• **Given request**: Starting with the first line below, extract each line through the one that contains "label_every = 5", inclusive, excluding pictures.

:: Source data

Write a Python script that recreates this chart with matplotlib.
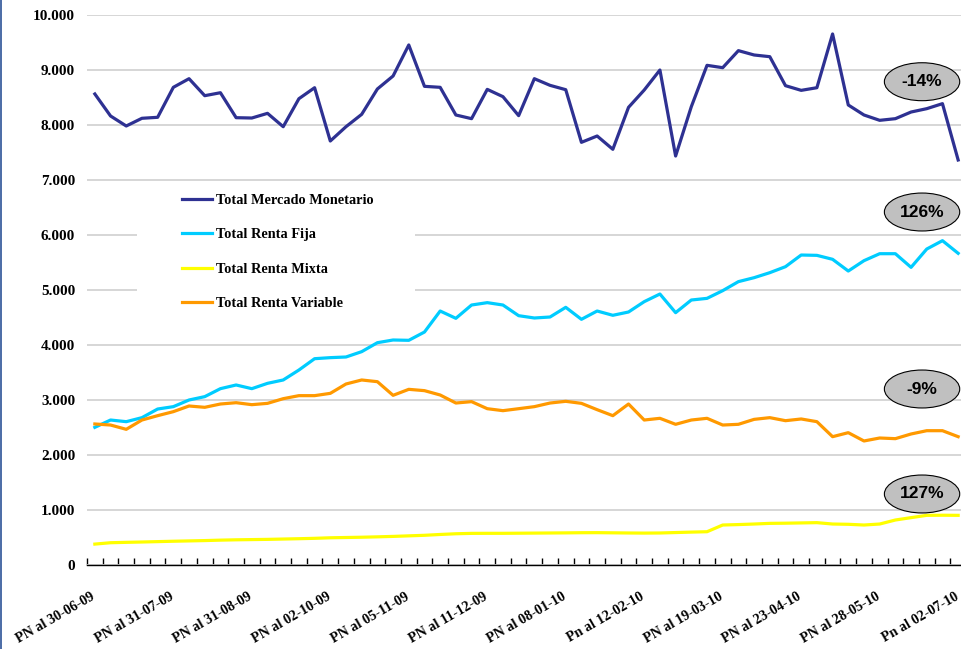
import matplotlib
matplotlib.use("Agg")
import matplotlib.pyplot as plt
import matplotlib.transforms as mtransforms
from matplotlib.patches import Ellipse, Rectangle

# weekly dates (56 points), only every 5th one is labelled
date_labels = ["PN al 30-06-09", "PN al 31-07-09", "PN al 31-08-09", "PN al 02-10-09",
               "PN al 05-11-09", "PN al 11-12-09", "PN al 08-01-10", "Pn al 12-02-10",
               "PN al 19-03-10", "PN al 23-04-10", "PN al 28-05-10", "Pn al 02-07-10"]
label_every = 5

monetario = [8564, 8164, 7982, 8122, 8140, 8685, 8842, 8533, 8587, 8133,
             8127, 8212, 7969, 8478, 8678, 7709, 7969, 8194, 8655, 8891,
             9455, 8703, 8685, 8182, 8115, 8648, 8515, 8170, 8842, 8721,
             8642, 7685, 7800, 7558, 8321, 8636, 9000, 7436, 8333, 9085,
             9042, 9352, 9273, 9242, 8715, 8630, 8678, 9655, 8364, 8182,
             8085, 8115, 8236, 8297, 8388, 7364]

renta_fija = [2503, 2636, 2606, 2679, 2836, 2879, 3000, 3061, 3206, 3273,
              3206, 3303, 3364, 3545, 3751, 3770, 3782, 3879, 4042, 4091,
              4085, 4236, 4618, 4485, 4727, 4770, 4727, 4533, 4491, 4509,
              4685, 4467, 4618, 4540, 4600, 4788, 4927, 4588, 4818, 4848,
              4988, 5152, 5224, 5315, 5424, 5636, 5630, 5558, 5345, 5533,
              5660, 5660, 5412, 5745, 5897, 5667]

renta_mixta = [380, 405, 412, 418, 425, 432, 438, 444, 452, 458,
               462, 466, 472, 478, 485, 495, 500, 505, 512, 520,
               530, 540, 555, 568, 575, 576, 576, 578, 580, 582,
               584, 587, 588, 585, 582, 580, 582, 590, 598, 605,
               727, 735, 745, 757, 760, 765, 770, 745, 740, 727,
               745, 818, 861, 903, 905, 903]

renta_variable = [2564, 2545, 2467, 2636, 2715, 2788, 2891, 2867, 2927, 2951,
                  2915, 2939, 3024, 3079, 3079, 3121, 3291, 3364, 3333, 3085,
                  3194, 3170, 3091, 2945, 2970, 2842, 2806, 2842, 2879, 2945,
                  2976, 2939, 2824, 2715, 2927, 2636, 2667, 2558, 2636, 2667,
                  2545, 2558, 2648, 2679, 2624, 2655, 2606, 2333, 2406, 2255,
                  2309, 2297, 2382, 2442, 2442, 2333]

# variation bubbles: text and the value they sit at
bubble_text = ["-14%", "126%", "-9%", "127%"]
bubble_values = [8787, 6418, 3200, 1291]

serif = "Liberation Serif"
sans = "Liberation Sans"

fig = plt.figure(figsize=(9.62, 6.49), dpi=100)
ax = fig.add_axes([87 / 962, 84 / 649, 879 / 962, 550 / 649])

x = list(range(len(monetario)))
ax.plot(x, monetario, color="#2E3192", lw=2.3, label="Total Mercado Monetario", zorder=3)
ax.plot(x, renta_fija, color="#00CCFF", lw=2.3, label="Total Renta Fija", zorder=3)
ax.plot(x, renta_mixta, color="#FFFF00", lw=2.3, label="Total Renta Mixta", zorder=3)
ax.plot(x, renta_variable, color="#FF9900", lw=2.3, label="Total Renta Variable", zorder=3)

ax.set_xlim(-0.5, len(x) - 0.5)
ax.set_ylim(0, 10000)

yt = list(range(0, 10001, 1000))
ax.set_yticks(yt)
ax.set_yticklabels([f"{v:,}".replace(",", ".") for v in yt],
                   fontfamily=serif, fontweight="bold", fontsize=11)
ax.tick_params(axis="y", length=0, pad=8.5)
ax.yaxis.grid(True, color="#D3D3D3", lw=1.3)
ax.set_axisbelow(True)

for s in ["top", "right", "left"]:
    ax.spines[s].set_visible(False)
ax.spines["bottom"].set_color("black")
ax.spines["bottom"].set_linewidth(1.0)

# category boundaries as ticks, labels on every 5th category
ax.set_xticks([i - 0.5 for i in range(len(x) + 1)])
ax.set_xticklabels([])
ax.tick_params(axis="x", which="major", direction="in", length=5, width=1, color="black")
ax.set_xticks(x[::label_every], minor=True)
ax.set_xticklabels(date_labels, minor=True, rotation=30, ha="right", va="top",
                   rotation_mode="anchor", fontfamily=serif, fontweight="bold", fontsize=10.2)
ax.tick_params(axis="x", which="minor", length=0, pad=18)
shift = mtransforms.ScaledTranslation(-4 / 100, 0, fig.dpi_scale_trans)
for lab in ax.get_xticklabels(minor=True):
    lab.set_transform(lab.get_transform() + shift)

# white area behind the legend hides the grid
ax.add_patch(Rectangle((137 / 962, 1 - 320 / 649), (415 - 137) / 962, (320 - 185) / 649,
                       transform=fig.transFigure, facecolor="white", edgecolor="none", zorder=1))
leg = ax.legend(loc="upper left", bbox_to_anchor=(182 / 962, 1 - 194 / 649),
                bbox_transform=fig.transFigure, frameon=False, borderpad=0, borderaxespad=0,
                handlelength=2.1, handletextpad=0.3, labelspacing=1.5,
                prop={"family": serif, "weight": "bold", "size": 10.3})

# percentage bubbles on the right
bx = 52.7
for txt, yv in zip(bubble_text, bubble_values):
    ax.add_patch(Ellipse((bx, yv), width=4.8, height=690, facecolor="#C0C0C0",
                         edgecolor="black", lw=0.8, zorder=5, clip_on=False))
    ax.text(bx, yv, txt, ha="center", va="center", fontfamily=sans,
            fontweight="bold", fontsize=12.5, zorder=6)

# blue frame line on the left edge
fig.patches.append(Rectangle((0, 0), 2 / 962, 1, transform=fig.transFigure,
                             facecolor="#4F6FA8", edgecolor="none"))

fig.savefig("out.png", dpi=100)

::::

• **Solution for this task**:
Write a Python script that recreates this chart with matplotlib.
import matplotlib
matplotlib.use("Agg")
import matplotlib.pyplot as plt
import matplotlib.transforms as mtransforms
from matplotlib.patches import Ellipse, Rectangle

# weekly dates (56 points), only every 5th one is labelled
date_labels = ["PN al 30-06-09", "PN al 31-07-09", "PN al 31-08-09", "PN al 02-10-09",
               "PN al 05-11-09", "PN al 11-12-09", "PN al 08-01-10", "Pn al 12-02-10",
               "PN al 19-03-10", "PN al 23-04-10", "PN al 28-05-10", "Pn al 02-07-10"]
label_every = 5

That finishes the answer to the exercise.